**GIVEN INFORMATION:**
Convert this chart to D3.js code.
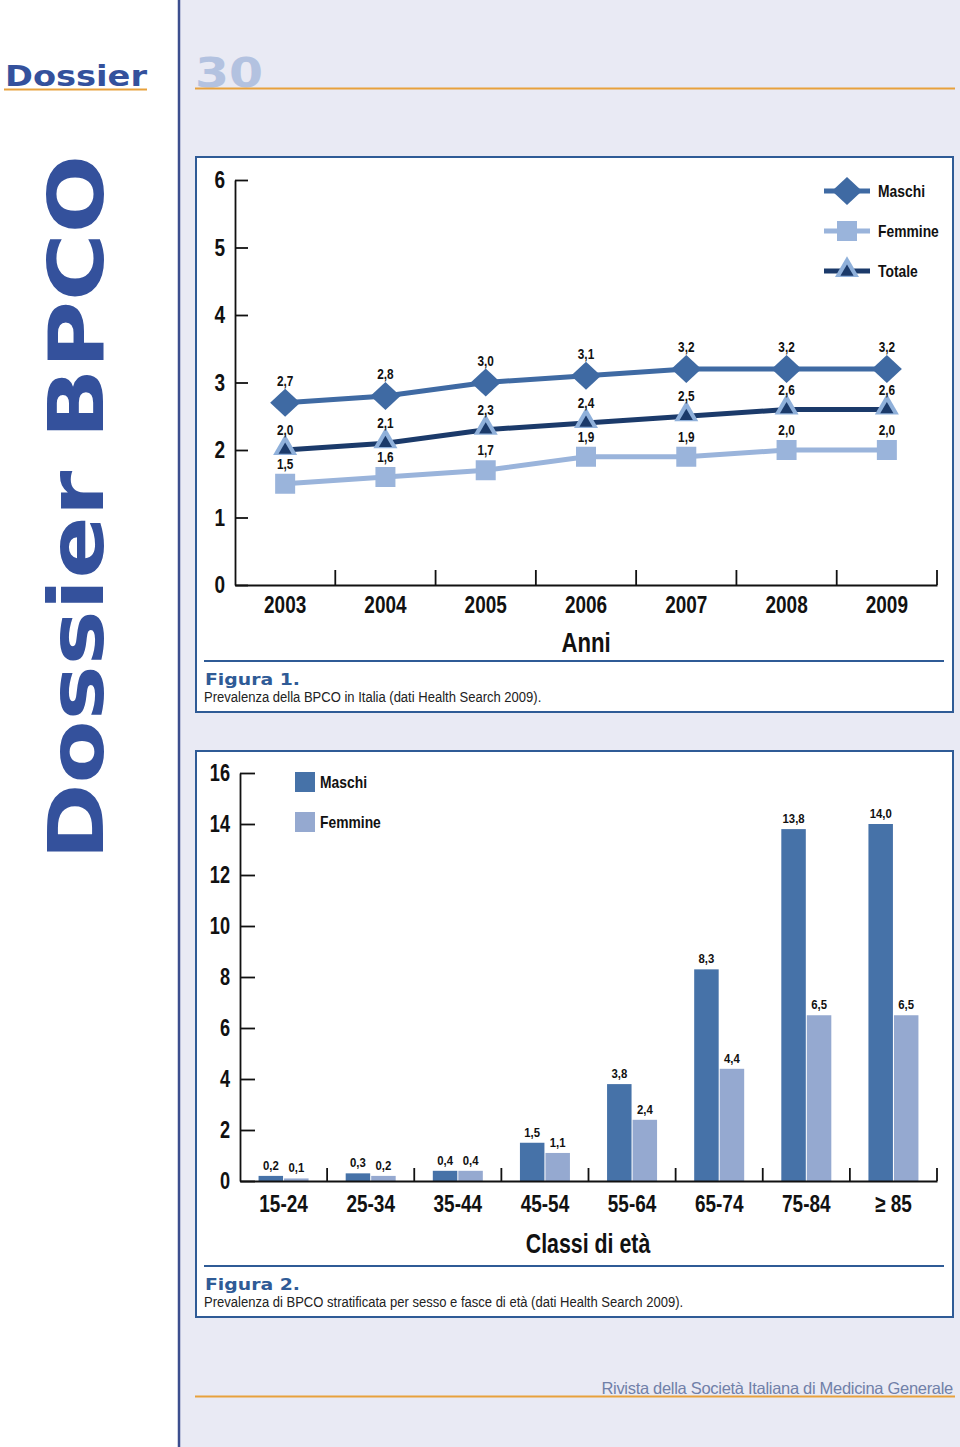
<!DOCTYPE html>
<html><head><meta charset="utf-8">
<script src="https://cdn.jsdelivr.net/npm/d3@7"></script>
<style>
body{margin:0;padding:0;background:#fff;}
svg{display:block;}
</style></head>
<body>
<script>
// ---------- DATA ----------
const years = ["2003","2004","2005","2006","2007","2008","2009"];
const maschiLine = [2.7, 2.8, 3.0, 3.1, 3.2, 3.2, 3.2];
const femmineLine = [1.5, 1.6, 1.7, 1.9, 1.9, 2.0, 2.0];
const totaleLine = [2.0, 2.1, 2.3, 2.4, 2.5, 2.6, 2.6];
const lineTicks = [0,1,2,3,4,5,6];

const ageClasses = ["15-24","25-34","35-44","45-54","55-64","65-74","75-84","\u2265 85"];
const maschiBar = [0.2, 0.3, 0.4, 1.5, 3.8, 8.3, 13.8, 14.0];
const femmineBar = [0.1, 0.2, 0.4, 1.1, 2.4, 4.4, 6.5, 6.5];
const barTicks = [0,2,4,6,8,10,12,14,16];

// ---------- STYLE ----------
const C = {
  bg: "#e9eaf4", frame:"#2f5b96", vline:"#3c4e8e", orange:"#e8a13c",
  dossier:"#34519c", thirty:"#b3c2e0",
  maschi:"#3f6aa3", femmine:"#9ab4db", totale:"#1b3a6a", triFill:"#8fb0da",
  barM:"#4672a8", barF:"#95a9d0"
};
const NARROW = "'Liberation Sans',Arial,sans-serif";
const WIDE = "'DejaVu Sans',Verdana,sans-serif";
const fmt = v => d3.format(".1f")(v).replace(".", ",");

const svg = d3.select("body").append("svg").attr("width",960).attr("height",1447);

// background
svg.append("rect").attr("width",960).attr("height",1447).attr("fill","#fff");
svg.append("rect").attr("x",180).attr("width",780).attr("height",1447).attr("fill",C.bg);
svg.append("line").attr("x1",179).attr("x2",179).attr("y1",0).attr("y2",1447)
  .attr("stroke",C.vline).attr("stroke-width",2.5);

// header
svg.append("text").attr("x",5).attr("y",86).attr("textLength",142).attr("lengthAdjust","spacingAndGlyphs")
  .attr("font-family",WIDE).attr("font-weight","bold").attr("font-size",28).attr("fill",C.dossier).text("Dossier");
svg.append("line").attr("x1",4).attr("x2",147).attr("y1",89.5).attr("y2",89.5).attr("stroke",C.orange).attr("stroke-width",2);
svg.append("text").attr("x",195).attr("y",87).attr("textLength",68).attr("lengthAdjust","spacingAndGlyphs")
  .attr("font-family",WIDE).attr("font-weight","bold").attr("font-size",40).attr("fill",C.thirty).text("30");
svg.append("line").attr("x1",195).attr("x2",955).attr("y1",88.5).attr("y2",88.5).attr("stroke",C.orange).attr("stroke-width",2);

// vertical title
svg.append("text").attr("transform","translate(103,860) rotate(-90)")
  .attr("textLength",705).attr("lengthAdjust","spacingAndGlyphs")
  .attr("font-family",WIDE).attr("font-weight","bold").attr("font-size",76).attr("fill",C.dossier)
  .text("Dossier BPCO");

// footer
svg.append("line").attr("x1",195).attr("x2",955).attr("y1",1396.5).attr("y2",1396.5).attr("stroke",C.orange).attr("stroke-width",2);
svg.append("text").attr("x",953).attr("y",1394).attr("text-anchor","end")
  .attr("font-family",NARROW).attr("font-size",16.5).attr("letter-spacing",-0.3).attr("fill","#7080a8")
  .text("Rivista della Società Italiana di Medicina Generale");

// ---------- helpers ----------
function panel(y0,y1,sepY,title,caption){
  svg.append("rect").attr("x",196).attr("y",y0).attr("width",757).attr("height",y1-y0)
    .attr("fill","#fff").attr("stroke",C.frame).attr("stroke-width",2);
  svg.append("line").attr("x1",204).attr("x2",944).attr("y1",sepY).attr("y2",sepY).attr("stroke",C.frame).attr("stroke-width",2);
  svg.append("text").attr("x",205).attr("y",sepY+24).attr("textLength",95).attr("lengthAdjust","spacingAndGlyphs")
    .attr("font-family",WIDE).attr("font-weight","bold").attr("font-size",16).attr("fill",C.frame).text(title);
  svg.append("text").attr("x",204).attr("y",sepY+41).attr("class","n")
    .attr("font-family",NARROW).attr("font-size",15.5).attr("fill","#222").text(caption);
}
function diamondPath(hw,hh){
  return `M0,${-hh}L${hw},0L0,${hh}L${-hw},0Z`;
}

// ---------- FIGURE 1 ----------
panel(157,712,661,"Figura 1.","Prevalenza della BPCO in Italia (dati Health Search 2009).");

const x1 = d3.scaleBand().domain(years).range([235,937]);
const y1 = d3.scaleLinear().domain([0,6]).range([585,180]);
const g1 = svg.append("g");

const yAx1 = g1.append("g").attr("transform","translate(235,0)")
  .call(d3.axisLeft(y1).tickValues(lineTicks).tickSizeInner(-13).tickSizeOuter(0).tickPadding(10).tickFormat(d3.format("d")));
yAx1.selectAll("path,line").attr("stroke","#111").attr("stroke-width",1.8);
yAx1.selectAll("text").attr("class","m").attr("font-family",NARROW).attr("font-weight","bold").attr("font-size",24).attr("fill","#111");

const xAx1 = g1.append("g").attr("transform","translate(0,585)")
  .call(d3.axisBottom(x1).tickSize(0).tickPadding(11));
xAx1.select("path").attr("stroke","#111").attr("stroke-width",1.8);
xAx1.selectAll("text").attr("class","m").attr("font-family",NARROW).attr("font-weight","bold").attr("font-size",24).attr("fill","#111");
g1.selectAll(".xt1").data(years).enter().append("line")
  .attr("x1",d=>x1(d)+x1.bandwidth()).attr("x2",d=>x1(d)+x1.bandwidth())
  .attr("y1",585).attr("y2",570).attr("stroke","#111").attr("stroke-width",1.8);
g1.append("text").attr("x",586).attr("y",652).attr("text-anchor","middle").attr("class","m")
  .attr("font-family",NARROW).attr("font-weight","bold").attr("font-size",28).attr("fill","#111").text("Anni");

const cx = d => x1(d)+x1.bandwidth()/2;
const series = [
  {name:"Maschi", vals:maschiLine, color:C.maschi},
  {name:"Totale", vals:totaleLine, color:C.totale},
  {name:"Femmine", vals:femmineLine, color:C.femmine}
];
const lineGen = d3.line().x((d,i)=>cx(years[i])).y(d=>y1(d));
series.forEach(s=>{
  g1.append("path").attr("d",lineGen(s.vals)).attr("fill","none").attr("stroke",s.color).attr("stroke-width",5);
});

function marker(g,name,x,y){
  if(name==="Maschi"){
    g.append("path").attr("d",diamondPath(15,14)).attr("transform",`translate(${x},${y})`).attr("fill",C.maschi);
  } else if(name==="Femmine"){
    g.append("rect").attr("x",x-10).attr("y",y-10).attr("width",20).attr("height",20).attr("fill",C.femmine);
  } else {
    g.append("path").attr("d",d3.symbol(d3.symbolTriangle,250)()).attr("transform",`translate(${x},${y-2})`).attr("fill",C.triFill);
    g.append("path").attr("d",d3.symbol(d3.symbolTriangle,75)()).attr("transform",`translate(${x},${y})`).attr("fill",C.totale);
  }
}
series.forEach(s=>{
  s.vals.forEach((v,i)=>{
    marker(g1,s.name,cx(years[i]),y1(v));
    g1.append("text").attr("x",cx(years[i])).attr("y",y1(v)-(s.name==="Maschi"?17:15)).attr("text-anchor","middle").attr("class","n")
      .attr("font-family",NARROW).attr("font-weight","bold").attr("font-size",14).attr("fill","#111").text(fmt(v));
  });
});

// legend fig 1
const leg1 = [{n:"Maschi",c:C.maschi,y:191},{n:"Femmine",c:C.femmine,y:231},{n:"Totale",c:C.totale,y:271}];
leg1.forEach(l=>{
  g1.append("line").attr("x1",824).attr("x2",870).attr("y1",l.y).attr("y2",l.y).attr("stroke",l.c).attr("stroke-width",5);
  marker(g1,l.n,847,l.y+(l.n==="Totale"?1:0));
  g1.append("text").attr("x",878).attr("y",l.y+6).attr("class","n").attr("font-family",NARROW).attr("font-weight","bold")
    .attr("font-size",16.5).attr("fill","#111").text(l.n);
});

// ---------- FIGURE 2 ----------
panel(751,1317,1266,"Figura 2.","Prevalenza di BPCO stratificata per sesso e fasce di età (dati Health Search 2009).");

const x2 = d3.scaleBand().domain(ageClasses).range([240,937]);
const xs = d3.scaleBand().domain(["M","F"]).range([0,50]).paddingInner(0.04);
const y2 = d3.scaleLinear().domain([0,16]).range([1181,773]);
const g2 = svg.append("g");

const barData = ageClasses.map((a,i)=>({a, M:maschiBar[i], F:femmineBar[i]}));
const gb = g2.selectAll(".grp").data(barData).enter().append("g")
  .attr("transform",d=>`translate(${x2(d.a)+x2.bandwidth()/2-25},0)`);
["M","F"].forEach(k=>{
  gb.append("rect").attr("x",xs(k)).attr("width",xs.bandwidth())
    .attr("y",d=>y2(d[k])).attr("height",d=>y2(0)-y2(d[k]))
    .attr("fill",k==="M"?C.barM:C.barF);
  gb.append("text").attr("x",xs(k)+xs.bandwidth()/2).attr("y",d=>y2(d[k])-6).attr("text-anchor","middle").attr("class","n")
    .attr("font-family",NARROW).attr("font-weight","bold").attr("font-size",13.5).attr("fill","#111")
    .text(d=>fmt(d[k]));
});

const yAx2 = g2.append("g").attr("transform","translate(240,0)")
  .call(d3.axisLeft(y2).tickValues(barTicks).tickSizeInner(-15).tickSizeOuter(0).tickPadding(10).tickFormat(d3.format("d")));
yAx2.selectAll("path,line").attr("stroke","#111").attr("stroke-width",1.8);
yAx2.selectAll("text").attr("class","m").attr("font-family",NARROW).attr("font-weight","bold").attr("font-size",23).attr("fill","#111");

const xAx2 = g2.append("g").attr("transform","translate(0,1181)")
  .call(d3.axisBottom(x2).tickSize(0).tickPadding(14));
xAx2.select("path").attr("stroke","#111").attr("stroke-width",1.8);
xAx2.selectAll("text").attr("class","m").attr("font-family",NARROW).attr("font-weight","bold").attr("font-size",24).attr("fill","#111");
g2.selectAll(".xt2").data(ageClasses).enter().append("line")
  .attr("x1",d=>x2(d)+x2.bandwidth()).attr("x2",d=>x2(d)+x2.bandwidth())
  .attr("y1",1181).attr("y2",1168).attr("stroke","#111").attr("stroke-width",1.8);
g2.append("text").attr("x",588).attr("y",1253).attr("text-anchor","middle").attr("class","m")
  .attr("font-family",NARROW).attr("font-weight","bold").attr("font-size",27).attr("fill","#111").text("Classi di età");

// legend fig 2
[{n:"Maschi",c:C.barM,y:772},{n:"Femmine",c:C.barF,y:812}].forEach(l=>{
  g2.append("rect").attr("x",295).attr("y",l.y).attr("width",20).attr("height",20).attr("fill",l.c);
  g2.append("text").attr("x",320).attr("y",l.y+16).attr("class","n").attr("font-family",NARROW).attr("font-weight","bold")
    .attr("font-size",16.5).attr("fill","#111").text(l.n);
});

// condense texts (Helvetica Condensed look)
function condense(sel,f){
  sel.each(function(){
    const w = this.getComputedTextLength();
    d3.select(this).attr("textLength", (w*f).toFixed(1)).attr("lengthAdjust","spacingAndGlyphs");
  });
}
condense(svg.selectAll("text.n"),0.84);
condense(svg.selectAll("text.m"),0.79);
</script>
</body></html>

**YOUR OBJECTIVE:** Show every line above in which the word "this" occurs.

**WRITTEN REPLY:**
Convert this chart to D3.js code.
    const w = this.getComputedTextLength();
    d3.select(this).attr("textLength", (w*f).toFixed(1)).attr("lengthAdjust","spacingAndGlyphs");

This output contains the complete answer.